Snacks that make you happy!

Boston Business Journal

Raking in the Chips!

Raking in the Chips

Restaurateur turns her dreams of Regenie's into reality

Sean McFadden

Journal Staff

HAVERHILL -- If there's one thing Regina Ragonese has learned in her five years in the snack food business, it's how to bounce back from a setback.

Take a recent morning, when she arrived at her manufacturing plant in Haverhill, only to discover that she had been burglarized the night before. She lost a company vehicle and a flat-screen monitor in the ordeal, but those weren't topmost in her mind.

"Did they take any chips?" was her first question.

You see, Ragonese, 39, is for all intents and purposes the mother of two: There's her 13-year-old son, Zack, and then there's the chips.

Named for her childhood infatuation with the "I Dream of Jeannie" television series, Regenie's Crunchy Pitas, -- kettle-cooked squares of pita bread available in about 12 different flavors (think Texas Barbecue, Spicy Cajun, Honey Mustard and Tomato-Basil Parmesan) -- have helped Ragonese's Regco Corp., which focuses on "all-natural" foods, achieve $4 million in revenue in 2002. Additionally, the chips are currently sold in 2,500 stores, including 350 Stop & Shop locations, in 25 states.

As much as she loves being both a single mom and an entrepreneur, Ragonese admits that "to say that it has been easy balancing both would be disingenuous."

Before she got into the chip biz, Ragonese was toiling as a restaurateur, as the second owner of Ellie's Middle Eastern restaurant. She purchased the building that housed the Lawrence-based establishment from the state for $21,500 in 1992.

She retained much of former owner Eleanor Gulla's original menu items, including her own, slightly tweaked version of the pita chips that Gulla served to the delight of her customers.

"People loved the chips," Ragonese recalls. "I thought, 'I should start selling these.' "

She turned chip making into a secondary line of work, but says that juggling both businesses was "definitely a crazy time" -- one that taxed her efforts as a single parent. She recalls that Zack would eat dinner with her at the restaurant each night after closing and would accompany her to Ellie's on the weekends.

In 1998, feeling burnout from the restaurant, she decided to devote herself full time to her pita chips.
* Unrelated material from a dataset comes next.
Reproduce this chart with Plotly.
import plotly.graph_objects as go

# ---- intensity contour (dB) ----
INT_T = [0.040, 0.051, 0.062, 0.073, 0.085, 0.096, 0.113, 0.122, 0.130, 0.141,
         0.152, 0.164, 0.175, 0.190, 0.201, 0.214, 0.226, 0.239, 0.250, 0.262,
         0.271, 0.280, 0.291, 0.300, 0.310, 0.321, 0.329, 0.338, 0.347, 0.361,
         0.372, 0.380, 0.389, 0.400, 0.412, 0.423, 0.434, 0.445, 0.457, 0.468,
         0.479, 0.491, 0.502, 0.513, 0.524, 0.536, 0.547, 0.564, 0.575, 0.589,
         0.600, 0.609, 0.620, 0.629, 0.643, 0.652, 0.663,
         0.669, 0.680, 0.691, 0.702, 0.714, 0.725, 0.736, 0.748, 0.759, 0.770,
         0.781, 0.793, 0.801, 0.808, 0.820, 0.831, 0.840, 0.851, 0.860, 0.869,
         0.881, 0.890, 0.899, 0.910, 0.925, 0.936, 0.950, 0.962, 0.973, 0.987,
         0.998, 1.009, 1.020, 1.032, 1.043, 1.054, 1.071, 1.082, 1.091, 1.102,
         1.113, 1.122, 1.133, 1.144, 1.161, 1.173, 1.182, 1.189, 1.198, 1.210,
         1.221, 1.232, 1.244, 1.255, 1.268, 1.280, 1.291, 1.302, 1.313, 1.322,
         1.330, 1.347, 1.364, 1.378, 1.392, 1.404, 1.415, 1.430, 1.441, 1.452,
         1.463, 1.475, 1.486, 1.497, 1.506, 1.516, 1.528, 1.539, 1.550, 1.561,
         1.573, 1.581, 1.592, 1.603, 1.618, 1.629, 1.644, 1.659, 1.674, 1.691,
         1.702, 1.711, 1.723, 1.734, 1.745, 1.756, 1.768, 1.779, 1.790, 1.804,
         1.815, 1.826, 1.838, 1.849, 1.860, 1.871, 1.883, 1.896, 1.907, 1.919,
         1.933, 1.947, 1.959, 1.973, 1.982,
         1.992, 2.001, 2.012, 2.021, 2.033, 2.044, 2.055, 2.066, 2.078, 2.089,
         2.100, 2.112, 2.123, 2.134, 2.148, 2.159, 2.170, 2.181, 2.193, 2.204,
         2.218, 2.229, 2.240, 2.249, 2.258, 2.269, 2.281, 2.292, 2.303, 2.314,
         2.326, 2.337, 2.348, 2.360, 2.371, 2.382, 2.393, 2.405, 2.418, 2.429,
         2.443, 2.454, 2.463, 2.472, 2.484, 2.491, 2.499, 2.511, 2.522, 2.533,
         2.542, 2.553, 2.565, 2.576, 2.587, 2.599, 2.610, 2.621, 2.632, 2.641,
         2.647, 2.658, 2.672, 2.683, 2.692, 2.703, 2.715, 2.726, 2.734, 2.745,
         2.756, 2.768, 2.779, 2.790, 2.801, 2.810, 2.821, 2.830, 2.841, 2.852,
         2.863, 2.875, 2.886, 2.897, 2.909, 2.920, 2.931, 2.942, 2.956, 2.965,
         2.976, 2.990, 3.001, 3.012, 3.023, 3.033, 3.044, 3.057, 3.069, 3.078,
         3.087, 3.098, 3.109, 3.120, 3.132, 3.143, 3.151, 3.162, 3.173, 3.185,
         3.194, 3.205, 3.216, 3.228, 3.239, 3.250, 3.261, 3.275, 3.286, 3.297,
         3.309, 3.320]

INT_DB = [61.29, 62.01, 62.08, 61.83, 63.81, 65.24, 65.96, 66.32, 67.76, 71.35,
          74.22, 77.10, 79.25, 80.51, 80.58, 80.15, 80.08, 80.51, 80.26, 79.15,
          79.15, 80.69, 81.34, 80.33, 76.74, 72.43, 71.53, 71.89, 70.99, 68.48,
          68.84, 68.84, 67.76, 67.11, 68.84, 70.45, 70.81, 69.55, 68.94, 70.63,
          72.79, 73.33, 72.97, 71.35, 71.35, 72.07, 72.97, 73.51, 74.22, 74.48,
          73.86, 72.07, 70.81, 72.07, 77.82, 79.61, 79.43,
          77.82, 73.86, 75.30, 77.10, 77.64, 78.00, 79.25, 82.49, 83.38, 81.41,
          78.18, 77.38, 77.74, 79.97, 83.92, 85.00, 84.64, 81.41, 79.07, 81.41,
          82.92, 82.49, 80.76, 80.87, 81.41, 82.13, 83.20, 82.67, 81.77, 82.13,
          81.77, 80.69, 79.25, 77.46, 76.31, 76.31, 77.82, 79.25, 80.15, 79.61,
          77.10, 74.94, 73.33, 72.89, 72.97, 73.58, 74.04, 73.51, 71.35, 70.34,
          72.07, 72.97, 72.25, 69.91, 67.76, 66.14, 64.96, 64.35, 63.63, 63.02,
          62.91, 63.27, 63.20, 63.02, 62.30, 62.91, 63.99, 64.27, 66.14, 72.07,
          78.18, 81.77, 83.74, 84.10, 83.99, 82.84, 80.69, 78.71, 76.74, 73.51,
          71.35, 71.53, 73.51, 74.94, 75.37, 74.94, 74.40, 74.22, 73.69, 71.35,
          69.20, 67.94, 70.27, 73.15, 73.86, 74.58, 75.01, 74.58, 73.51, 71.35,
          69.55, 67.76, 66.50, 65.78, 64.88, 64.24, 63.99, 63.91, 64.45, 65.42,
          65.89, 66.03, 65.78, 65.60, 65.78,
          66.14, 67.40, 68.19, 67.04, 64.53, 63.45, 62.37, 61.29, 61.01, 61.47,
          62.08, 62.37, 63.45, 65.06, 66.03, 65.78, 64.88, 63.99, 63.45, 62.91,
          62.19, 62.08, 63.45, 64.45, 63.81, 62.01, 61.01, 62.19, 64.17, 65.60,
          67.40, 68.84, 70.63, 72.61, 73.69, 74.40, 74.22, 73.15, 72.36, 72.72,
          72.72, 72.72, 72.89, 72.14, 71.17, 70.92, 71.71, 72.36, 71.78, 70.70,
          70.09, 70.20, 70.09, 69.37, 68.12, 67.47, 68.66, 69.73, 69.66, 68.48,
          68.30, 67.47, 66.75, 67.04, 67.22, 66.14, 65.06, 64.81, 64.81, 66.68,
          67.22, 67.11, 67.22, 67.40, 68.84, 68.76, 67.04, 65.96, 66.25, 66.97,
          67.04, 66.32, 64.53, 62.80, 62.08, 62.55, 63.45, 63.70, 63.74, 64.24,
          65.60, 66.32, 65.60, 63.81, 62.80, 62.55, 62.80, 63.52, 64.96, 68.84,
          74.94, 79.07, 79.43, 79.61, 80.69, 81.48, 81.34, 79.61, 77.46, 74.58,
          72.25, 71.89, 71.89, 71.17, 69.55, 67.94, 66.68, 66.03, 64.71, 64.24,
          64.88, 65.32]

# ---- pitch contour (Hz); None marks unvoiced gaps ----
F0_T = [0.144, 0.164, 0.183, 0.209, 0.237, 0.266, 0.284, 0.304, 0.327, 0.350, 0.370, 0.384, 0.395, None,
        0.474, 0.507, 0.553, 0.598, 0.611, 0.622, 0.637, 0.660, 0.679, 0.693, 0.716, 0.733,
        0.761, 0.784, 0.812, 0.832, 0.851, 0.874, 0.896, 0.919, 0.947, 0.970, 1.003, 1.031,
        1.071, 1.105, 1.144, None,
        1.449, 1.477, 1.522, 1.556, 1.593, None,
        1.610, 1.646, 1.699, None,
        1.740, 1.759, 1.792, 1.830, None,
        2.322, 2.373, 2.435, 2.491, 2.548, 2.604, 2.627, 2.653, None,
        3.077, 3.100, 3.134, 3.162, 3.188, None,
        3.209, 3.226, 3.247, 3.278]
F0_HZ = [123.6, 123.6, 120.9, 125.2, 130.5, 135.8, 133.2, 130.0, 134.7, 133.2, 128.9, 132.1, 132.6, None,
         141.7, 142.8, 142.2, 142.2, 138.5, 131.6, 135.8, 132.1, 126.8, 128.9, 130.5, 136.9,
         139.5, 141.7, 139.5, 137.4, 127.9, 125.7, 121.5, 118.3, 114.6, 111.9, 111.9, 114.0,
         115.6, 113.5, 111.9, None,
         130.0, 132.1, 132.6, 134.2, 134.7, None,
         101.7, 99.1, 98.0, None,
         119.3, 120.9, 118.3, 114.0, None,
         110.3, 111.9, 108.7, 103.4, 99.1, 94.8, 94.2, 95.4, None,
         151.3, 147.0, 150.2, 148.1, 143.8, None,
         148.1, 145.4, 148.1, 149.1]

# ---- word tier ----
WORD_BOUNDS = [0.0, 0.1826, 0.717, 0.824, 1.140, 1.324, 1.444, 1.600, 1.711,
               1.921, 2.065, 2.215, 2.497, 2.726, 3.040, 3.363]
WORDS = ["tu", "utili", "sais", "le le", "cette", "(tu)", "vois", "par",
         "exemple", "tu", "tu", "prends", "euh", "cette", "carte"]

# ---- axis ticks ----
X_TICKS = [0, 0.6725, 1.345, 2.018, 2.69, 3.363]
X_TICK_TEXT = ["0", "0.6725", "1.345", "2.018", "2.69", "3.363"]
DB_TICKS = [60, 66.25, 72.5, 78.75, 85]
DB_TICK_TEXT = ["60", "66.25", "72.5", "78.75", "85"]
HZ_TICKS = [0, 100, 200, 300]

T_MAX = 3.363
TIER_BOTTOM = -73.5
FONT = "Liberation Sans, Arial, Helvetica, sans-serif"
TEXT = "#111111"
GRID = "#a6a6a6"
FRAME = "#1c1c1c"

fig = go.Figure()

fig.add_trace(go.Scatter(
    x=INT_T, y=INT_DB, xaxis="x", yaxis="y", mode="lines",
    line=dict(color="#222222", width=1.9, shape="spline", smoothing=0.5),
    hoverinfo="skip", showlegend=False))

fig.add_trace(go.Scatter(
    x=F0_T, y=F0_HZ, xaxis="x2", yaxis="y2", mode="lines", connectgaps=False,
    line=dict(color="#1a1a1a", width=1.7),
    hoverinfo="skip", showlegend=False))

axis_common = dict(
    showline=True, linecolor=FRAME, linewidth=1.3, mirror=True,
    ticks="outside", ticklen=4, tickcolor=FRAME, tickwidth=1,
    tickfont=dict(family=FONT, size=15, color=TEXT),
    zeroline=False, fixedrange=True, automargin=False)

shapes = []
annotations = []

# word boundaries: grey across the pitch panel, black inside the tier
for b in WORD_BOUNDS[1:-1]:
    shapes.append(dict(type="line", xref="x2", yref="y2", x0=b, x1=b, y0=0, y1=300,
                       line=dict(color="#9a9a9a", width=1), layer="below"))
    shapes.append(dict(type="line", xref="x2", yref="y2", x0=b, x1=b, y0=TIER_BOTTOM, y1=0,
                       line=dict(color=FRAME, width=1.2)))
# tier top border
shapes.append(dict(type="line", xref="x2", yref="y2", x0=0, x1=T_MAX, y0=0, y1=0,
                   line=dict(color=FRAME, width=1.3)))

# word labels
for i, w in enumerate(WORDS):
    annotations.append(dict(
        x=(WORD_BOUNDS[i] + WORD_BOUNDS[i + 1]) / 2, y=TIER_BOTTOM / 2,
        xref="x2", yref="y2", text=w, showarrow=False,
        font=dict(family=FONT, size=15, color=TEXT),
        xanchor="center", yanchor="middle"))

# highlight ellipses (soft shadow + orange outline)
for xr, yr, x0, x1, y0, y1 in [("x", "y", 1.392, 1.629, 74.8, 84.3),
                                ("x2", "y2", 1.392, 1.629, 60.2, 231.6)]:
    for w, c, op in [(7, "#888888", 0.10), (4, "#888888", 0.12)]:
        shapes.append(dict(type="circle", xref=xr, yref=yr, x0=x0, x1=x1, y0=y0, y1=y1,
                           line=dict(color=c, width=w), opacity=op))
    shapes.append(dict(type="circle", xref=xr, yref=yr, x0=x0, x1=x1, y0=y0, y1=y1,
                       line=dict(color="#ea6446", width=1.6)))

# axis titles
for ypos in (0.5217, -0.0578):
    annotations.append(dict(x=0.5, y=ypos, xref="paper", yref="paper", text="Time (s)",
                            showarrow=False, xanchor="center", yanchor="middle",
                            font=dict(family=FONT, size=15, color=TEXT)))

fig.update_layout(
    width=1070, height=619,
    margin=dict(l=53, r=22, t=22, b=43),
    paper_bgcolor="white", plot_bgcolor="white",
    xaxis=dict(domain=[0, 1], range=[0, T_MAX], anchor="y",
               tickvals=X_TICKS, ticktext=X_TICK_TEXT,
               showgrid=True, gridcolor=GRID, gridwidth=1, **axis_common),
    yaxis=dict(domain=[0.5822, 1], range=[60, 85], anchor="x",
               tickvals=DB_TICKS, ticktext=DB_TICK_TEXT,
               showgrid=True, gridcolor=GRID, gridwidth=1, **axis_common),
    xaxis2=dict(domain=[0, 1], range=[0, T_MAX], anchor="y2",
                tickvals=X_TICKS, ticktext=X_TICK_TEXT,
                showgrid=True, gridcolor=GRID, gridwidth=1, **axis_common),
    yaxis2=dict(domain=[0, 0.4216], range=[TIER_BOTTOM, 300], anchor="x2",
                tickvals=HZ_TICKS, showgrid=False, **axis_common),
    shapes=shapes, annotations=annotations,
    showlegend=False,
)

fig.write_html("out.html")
Using $40,000 in self-funding, she set up shop in Haverhill's Ward Hill Industrial Park, where she maintains 400 square feet of office space and 4,000 square feet of production space.

"Frankly, I entered into the business somewhat impulsively," she says. "I think if I had developed a more cohesive business plan at the outset, I might have been too intimidated to enter into the business."
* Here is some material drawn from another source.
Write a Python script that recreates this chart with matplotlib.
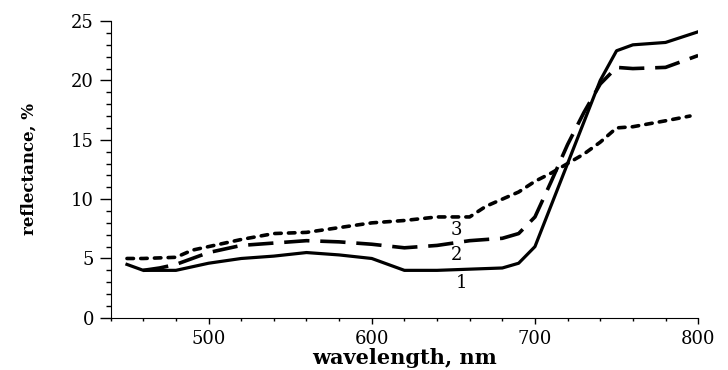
import numpy as np
import matplotlib
matplotlib.use("Agg")
import matplotlib.pyplot as plt
from matplotlib.ticker import MultipleLocator

# reflectance spectra
wl1 = [450, 460, 480, 490, 500, 520, 540, 560, 580, 600, 620, 640, 660, 680, 690,
       700, 710, 720, 730, 740, 750, 760, 780, 800]
r1 = [4.5, 4.0, 4.0, 4.3, 4.6, 5.0, 5.2, 5.5, 5.3, 5.0, 4.0, 4.0, 4.1, 4.2, 4.6,
      6.0, 9.5, 13.0, 16.5, 20.0, 22.5, 23.0, 23.2, 24.1]

wl2 = [460, 470, 480, 490, 500, 520, 540, 560, 580, 600, 620, 640, 660, 680, 690,
       700, 710, 720, 730, 740, 750, 760, 780, 800]
r2 = [4.0, 4.2, 4.5, 5.0, 5.5, 6.1, 6.3, 6.5, 6.4, 6.2, 5.9, 6.1, 6.5, 6.7, 7.1,
      8.5, 11.5, 14.6, 17.3, 19.7, 21.1, 21.0, 21.1, 22.1]

wl3 = [450, 460, 480, 490, 500, 520, 540, 560, 580, 600, 620, 640, 660, 670, 680,
       690, 700, 710, 720, 730, 740, 750, 760, 780, 795]
r3 = [5.0, 5.0, 5.1, 5.7, 6.0, 6.6, 7.1, 7.2, 7.6, 8.0, 8.2, 8.5, 8.5, 9.4, 10.0,
      10.6, 11.5, 12.2, 13.0, 13.8, 14.8, 16.0, 16.1, 16.6, 17.0]

curve_labels = ["1", "2", "3"]
label_pos = [(655, 2.95), (652, 5.3), (652, 7.4)]

plt.rcParams['font.family'] = ['DejaVu Serif']

fig = plt.figure(figsize=(7.28, 3.70), dpi=100)
ax = fig.add_axes([0.152, 0.141, 0.807, 0.802])

ax.plot(wl1, r1, color='black', lw=2.3, solid_joinstyle='round')
ax.plot(wl2, r2, color='black', lw=2.6, linestyle=(0, (7, 3)))
ax.plot(wl3, r3, color='black', lw=2.6, linestyle=(0, (1.8, 2.0)),
        dash_capstyle='round')

for lab, (x, y) in zip(curve_labels, label_pos):
    ax.text(x, y, lab, fontsize=13, ha='center', va='center')

ax.set_xlim(440, 800)
ax.set_ylim(0, 25)
ax.xaxis.set_major_locator(MultipleLocator(100))
ax.xaxis.set_minor_locator(MultipleLocator(20))
ax.yaxis.set_major_locator(MultipleLocator(5))
ax.yaxis.set_minor_locator(MultipleLocator(1))

ax.spines['top'].set_visible(False)
ax.spines['right'].set_visible(False)
ax.tick_params(axis='x', which='major', length=4.5, width=1, labelsize=13, pad=4)
ax.tick_params(axis='x', which='minor', length=2.2, width=1)
ax.tick_params(axis='y', which='major', length=8, width=1, labelsize=13, pad=4)
ax.tick_params(axis='y', which='minor', length=3.6, width=1)

ax.set_xlabel('wavelength, nm', fontsize=15, fontweight='bold', labelpad=0)
ax.set_ylabel('reflectance, %', fontsize=12, fontweight='heavy', labelpad=24)

fig.savefig('out.png', dpi=100)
In those early years, she says, she faced a number of obstacles: the cancellation of a major order at the last minute, the threat of being shut down by the city (which charged that she hadn't completed the appropriate paperwork to operate) and bad advice from various people in the food industry.

Still, she says, she remained undeterred: "Once you've been through (the experience of running) a restaurant, it toughens you up."
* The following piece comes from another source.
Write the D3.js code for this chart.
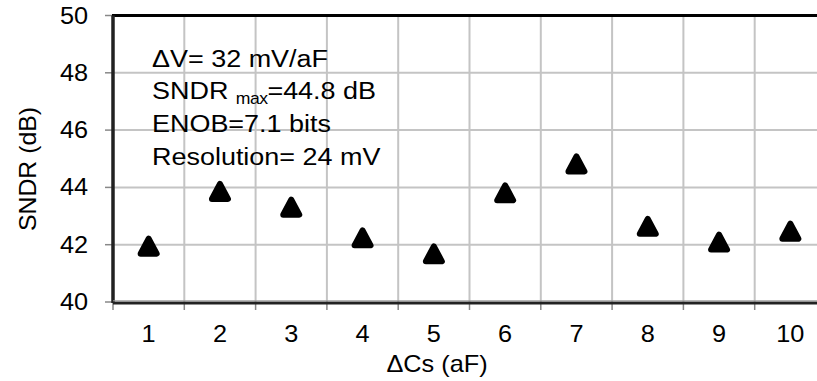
<!DOCTYPE html>
<html><head><meta charset="utf-8">
<script src="https://cdn.jsdelivr.net/npm/d3@7"></script>
<style>
html,body{margin:0;padding:0;background:#fff;}
svg{display:block;font-family:"Liberation Sans",Arial,sans-serif;}
</style></head>
<body>
<svg id="chart" width="817" height="381"></svg>
<script>
const categories = [1,2,3,4,5,6,7,8,9,10];
const sndr = [41.95, 43.86, 43.31, 42.24, 41.68, 43.81, 44.82, 42.64, 42.09, 42.47];
const yTicks = [40,42,44,46,48,50];
const annotation = ["ΔV= 32 mV/aF", "SNDR", "ENOB=7.1 bits", "Resolution= 24 mV"];
const xTitle = "ΔCs (aF)";
const yTitle = "SNDR (dB)";

const svg = d3.select("#chart");
const L = 113, R = 826, T = 15.5, B = 302;
const SX = 1.1;
const x = d3.scaleBand().domain(categories).range([L, R]).padding(0);
const y = d3.scaleLinear().domain([40, 50]).range([B, T]);

// grid
const g = svg.append("g");
g.selectAll(".hg").data(yTicks.slice(1, -1)).join("line")
  .attr("x1", L).attr("x2", R).attr("y1", d => y(d)).attr("y2", d => y(d))
  .attr("stroke", "#c4c4c4").attr("stroke-width", 2);
g.selectAll(".vg").data(categories.slice(1)).join("line")
  .attr("x1", d => x(d)).attr("x2", d => x(d)).attr("y1", T).attr("y2", B)
  .attr("stroke", "#c4c4c4").attr("stroke-width", 2);

// y ticks
g.selectAll(".yt").data(yTicks).join("line")
  .attr("x1", 105).attr("x2", L).attr("y1", d => y(d)).attr("y2", d => y(d))
  .attr("stroke", "#888").attr("stroke-width", 1.5);
// x ticks at band boundaries
const xb = categories.map(d => x(d)).concat([R]);
g.selectAll(".xt").data(xb).join("line")
  .attr("x1", d => d).attr("x2", d => d).attr("y1", B).attr("y2", B + 8)
  .attr("stroke", "#888").attr("stroke-width", 1.5);

// frame
svg.append("line").attr("x1", L - 1).attr("x2", R).attr("y1", T).attr("y2", T)
  .attr("stroke", "#000").attr("stroke-width", 3);
svg.append("line").attr("x1", L).attr("x2", L).attr("y1", T).attr("y2", B + 1)
  .attr("stroke", "#222").attr("stroke-width", 3.5);
svg.append("line").attr("x1", L).attr("x2", R).attr("y1", B + 1).attr("y2", B + 1)
  .attr("stroke", "#222").attr("stroke-width", 3);
svg.append("line").attr("x1", L).attr("x2", R).attr("y1", B - 1.2).attr("y2", B - 1.2)
  .attr("stroke", "#999").attr("stroke-width", 1);

// y tick labels
svg.selectAll(".yl").data(yTicks).join("text")
  .attr("transform", d => `translate(88,${y(d) + 8}) scale(${SX},1)`)
  .attr("text-anchor", "end").attr("font-size", 23).attr("fill", "#000")
  .text(d => d);

// x tick labels
svg.selectAll(".xl").data(categories).join("text")
  .attr("transform", d => `translate(${x(d) + x.bandwidth() / 2},${342}) scale(${SX},1)`)
  .attr("text-anchor", "middle").attr("font-size", 23).attr("fill", "#000")
  .text(d => d);

// titles
svg.append("text").attr("transform", `translate(437,372) scale(${SX},1)`)
  .attr("text-anchor", "middle").attr("font-size", 23).text(xTitle);
svg.append("text").attr("transform", `translate(36,169) rotate(-90) scale(1.08,1)`)
  .attr("text-anchor", "middle").attr("font-size", 23).text(yTitle);

// markers (rounded triangles)
const tw = 16, th = 15;
function tri(cx, cy) {
  const p = d3.path();
  p.moveTo(cx, cy - th / 2);
  p.lineTo(cx + tw / 2, cy + th / 2);
  p.lineTo(cx - tw / 2, cy + th / 2);
  p.closePath();
  return p.toString();
}
svg.selectAll(".mk").data(sndr).join("path")
  .attr("d", (d, i) => tri(x(categories[i]) + x.bandwidth() / 2, y(d)))
  .attr("fill", "#000").attr("stroke", "#000").attr("stroke-width", 6)
  .attr("stroke-linejoin", "round");

// annotation
const ax = 152, ay0 = 66.5, dy = 32.7;
const at = svg.append("g").attr("font-size", 24.5).attr("fill", "#000");
at.append("text").attr("transform", `translate(${ax},${ay0}) scale(${SX},1)`).text(annotation[0]);
const t2 = at.append("text").attr("transform", `translate(${ax},${ay0 + dy}) scale(${SX},1)`);
t2.append("tspan").text(annotation[1] + " ");
t2.append("tspan").attr("font-size", 16).attr("dy", 5).attr("letter-spacing", -0.5).text("max");
t2.append("tspan").attr("dy", -5).text("=44.8 dB");
at.append("text").attr("transform", `translate(${ax},${ay0 + 2 * dy}) scale(${SX},1)`).text(annotation[2]);
at.append("text").attr("transform", `translate(${ax},${ay0 + 3 * dy}) scale(${SX},1)`).text(annotation[3]);
</script>
</body></html>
In 1999, she was awarded $300,000 from Mass Development to purchase equipment, including a forklift, scales, shelving, office equipment and other manufacturing necessities.

She found a legitimate mentor in Dave Dugan, a sales veteran with over 30 years of experience, who headed up Regenie's sales efforts for three years.

Dugan played a pivotal role in getting Ragonese's product distribution in such major venues as Shaw's Supermarket and increasing her involvement in industry trade shows.

"Her product was unique. It was going into that category -- all-natural -- that was just starting to burst open," Dugan says. "It was a product that had all the right ingredients -- a good crunch, low in fat and cholesterol."

Dugan, regional sales manager for snack food competitor Cape Cod Potato Chips of Hyannis, says Ragonese's growth as an entrepreneur has been dramatic: "She herself can do any sales call to anybody now.

Ragonese is currently producing about 104 million chips per year and says her company has achieved "in excess of 500 percent sales growth" in its first five years of operation.

Her staff has grown to about 19 -- four in the office, 15 on the production floor -- some of whom, she says, "have been with me since Day 1."

Admitting her formula is "not any great science" -- the bread is cooked in non-hydrogenated oil and then seasoned with a variety of ingredients -- Ragonese says the finished product has "a natural, home-cooked look and flavor profile unique to the marketplace."

A self-described "fitness fanatic," Ragonese says her formulation for the product contains about 150 calories per ounce, with about 6-7 grams of fat per serving.

Mike Whitmore, shelf management specialist at Scarborough, Maine-based Hannaford Bros., says Regenie's is currently being sold in about 75 percent of the company's 122 stores. He says the quality of the product "is excellent, by far the best" of the three pita chip brands he offers.

Ragonese continues to churn out variations on the product -- the latest being "Treasure Crisps," a lighter, airier, 45-calorie-per-serving version of her crunchy pita, retailing in two flavors.